Amaze your friends with these facts and nomenclature stolen from around the worldwide web.



  • The potato is a herbaceous plant of the Solanaceae, or nightshade family, which contains several other well known cultivated crops such as tomato, eggplant, tobacco and pepper.
  • The cultivated Solanum tuberosum subsp. tuberosum is considered to be originated from Andean and Chilean landraces developed by pre-Colombian cultivators. The wild species progenitors of these landraces probably derived from a group of ~20 similar wild species referred to as S. brevicaule complex, distributed from central Peru to northern Argentina.
  • Potato is the only major tuber crop that is grown in temperate regions. It is also most important tuber crop in terms of production, accounting for about 45% of the total world production of all tuber crops (five species together account for almost 90% of total world production – potato, cassava, sweet potato, yams, and taro).
  • Glycoprotein patatin constitutes about 20% of the total soluble protein in potato. The patatin exhibit enzymatic activity and is believed to play a role in defense against pests and pathogens. It also may elicit allergic responses in humans.
  • Potato fruits, stems and leaves contain glycoalkaloids, toxic compounds, of which the most prevalent are solanine and chaconine.
  • Potato’s infamous pathogen is an oomycetes Phytophthora infestans (late blight, potato blight).

The potato plant has a short life span ranging from 80 to 150 days from planting to maturity, with differences existing between varieties. Its developmental stages are often described in terms of tuberization and tuber development. The life cycle of a potato tuber is characterized by initiation and growth followed by a period of dormancy and finally sprouting resulting in the next (vegetative) generation.

  • Sprouting tuber Growth stage 1. The onset of sprout growth that follows dormancy termination is accompanied by substantial increases in cell metabolism; sprouts appear from the eyes of the primary tuber.
  • Vegetative Growth stage 2. Plant establishment.
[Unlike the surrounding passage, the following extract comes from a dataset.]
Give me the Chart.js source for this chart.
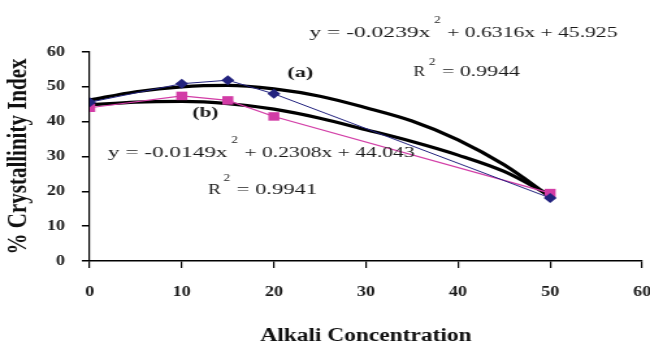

All vegetative parts of the plants (leaves, branches, roots and stolons) are formed; stages 1 and 2 last from 30 to 70 days depending on planting date, soil temperature and other environmental factors, the physiological age of the tubers, and the characteristics of particular cultivars.
  • Tuber initiation Growth stage 3. Approximately 30-60 days after the seed tuber is planted, tuber formation begins. Ttubers are derived from lateral underground buds developing at the base of the main stem that when kept underground develop into stolons due to diagravitropical growth. When the conditions are favorable for tuber initiation, the elongation of the stolon stops, and cells located in the pith and the cortex of the apical region of the stolon first enlarge and then later divide longitudinally. The combination of these processes results in the swelling of the subapical part of the stolon.
  • Developing tuber Growth stage 4. During enlargement tubers become the largest sink of the potato plant storing massive amounts of carbohydrates (mainly starch) and also significant amounts of protein. Furthermore, tubers decrease their general metabolic activity and as such behave as typical storage sinks.
  • Mature tuber Growth stage 5. Potato tubers are harvested from 90 to 160 days after planting and this may vary with cultivars, production area, and marketing conditions. Starch the typically represents 20% of the fresh weight of mature tuber. After potato vines die back the skin of tuber thickens and hardens, which provides greater protection to tubers during harvest and blocks entry of pathogens to the tuber.
  • Dormant tuber Although dormancy is defined as the absence of visible growth, dormant meristems are metabolically active. In general, rates of many cellular processes such as respiration, transcription, and translation are suppressed during dormancy. Non-dividing, dormant tuber meristems are arrested in the G-1 phase.